When asked how to afford this lifestyle by a student who obviously was of a similar mind as me, Sellars cited Indian chanters who refuse to accept money for their art--their songs--but instead work as cooks on the side for money.

He added-- "You will never have that life you keep putting off. If you say, 'I'll do that after I make my money...' it will never happen."

Obviously Sellars is preaching (and it definitely felt like church) morality, so the entire argument is subjective. His idea of a life well spent was by standards entirely of his own. I couldn't help thinking about his extreme righteousness at not working for Citibank, and wondering how different it really was than his posts at prestigious institutions of higher ed (especially after watching Inside Job and seeing how higher ed had such a role in perpetuating ignorance). And his charge, "Don't confuse money with life-- those who do will be sad"-- seems like a statement aimed only at the population above a comfortable standard of living.

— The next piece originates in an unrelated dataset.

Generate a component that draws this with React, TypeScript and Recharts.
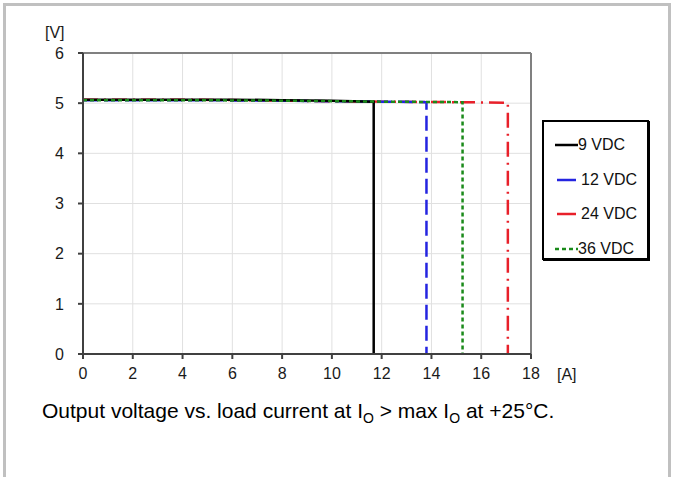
import React from 'react';
import {
  LineChart,
  Line,
  XAxis,
  YAxis,
  CartesianGrid,
  ReferenceLine,
  Legend,
} from 'recharts';

// load current [A] and output voltage [V]
const vdc9 = [
  { x: 0, y: 5.07 },
  { x: 2, y: 5.07 },
  { x: 4, y: 5.07 },
  { x: 6, y: 5.07 },
  { x: 8, y: 5.06 },
  { x: 10, y: 5.05 },
  { x: 11.68, y: 5.03 },
  { x: 11.68, y: 0 },
];

const vdc12 = [
  { x: 0, y: 5.06 },
  { x: 4, y: 5.06 },
  { x: 8, y: 5.05 },
  { x: 12, y: 5.03 },
  { x: 13.8, y: 5.02 },
  { x: 13.8, y: 0 },
];

const vdc24 = [
  { x: 0, y: 5.07 },
  { x: 4, y: 5.07 },
  { x: 8, y: 5.05 },
  { x: 12, y: 5.03 },
  { x: 15, y: 5.02 },
  { x: 17.07, y: 5.01 },
  { x: 17.07, y: 0 },
];

const vdc36 = [
  { x: 0, y: 5.06 },
  { x: 4, y: 5.06 },
  { x: 8, y: 5.05 },
  { x: 12, y: 5.03 },
  { x: 15.25, y: 5.02 },
  { x: 15.25, y: 0 },
];

const xTicks = [0, 2, 4, 6, 8, 10, 12, 14, 16, 18];
const yTicks = [0, 1, 2, 3, 4, 5, 6];

const series = [
  { name: '24 VDC', data: vdc24, color: '#e8202a', dash: '15 6 2 6', key: undefined },
  { name: '12 VDC', data: vdc12, color: '#2424e0', dash: '15 6', key: undefined },
  { name: '9 VDC', data: vdc9, color: '#000000', dash: undefined, key: undefined },
  { name: '36 VDC', data: vdc36, color: '#1a8a1a', dash: '4 3', key: '4 3' },
];

const legendOrder = ['9 VDC', '12 VDC', '24 VDC', '36 VDC'];

const font = '"Liberation Sans", Arial, sans-serif';

const LegendBox = () => (
  <div
    style={{
      width: 107,
      height: 140,
      boxSizing: 'border-box',
      border: '2px solid #000',
      boxShadow: '1px 1px 0 #000',
      background: '#fff',
      paddingTop: 6,
      fontFamily: font,
      fontSize: 16,
      color: '#111',
    }}
  >
    {legendOrder.map((n) => {
      const s = series.find((d) => d.name === n)!;
      const solid = !s.key;
      return (
        <div key={n} style={{ display: 'flex', alignItems: 'center', height: 34.5 }}>
          <svg width={34} height={10} style={{ marginLeft: 8 }}>
            <line
              x1={solid && n !== '9 VDC' ? 5 : 3}
              y1={5}
              x2={n === '9 VDC' || !solid ? 26 : 24}
              y2={5}
              stroke={s.color}
              strokeWidth={2.5}
              strokeDasharray={s.key}
            />
          </svg>
          <span style={{ marginLeft: n === '12 VDC' || n === '24 VDC' ? -5 : -8 }}>{n}</span>
        </div>
      );
    })}
  </div>
);

const App: React.FC = () => {
  return (
    <div style={{ position: 'absolute', left: 0, top: 0, width: 675, height: 477, background: '#fff', overflow: 'hidden' }}>
      <div
        style={{
          position: 'absolute',
          left: 3,
          top: 3,
          width: 668,
          height: 490,
          boxSizing: 'border-box',
          border: '3px solid #c0c0c0',
          borderBottom: 'none',
        }}
      />
      <div style={{ position: 'absolute', left: 0, top: 0 }}>
        <LineChart width={675} height={400} margin={{ top: 53, right: 144, bottom: 16, left: 53 }}>
          <CartesianGrid stroke="#e0e0e0" strokeWidth={1} />
          <XAxis
            type="number"
            dataKey="x"
            domain={[0, 18]}
            ticks={xTicks}
            interval={0}
            height={30}
            tickSize={5}
            tickMargin={9}
            stroke="#404040"
            strokeWidth={2}
            tick={{ fill: '#1a1a1a', fontSize: 16, fontFamily: font }}
          />
          <YAxis
            type="number"
            dataKey="y"
            domain={[0, 6]}
            ticks={yTicks}
            interval={0}
            width={30}
            tickSize={5}
            tickMargin={14}
            stroke="#404040"
            strokeWidth={2}
            tick={{ fill: '#1a1a1a', fontSize: 16, fontFamily: font }}
          />
          <ReferenceLine y={6} stroke="#808080" strokeWidth={2} />
          <ReferenceLine x={18} stroke="#808080" strokeWidth={2} />
          {series.map((s) => (
            <Line
              key={s.name}
              name={s.name}
              data={s.data}
              dataKey="y"
              type="linear"
              stroke={s.color}
              strokeWidth={2.5}
              strokeDasharray={s.dash}
              dot={false}
              activeDot={false}
              isAnimationActive={false}
            />
          ))}
          <Legend
            layout="vertical"
            align="center"
            verticalAlign="middle"
            content={() => <LegendBox />}
            wrapperStyle={{ left: 542, top: 120, width: 107 }}
          />
        </LineChart>
      </div>
      <div style={{ position: 'absolute', left: 45, top: 24, fontFamily: font, fontSize: 16, color: '#1a1a1a' }}>[V]</div>
      <div style={{ position: 'absolute', left: 557, top: 366, fontFamily: font, fontSize: 16, color: '#1a1a1a' }}>[A]</div>
      <div
        style={{
          position: 'absolute',
          left: 42,
          top: 399,
          fontFamily: font,
          fontSize: 21,
          color: '#000',
          whiteSpace: 'nowrap',
        }}
      >
        Output voltage vs. load current at I<span style={{ fontSize: 14, position: 'relative', top: 5 }}>O</span> &gt; max I
        <span style={{ fontSize: 14, position: 'relative', top: 5 }}>O</span> at +25°C.
      </div>
    </div>
  );
};

export default App;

As a recent MBA grad, I laughed when he told people in the audience to not fall into the trap of opposition; "Make friends in the business school and the law school too" (thus perpetuating more stereotypes and opposition... and he's obviously never met a Babson student ;)  Yo Sellars! Business : Entrepreneurship :: Following : Creating!

In the middle of my 2011 post-MBA job search, I guess I'm the post-natural-selection-extinction predator still hunting the animal by looking for a job. And I hear myself saying that exact "After I make my money..." line. I felt indicted by Sellars' talk. I went to business school to create something. Life takes turns, but you have to do what you would be doing if nobody was paying you-- and find a way to afford that life. The dream is that you do what you love, and eventually you get paid for it (obviously the route that Sellars was blessed with) but don't hold out for it. Paid or not, don't give it up no matter what-- as Howard Zinn said, whatever freedom or democracy we have never came from people with jobs. As an MBA, that's a hard line to swallow. But it's time to stop following, stop expecting things to be the way they've always been, and start creating.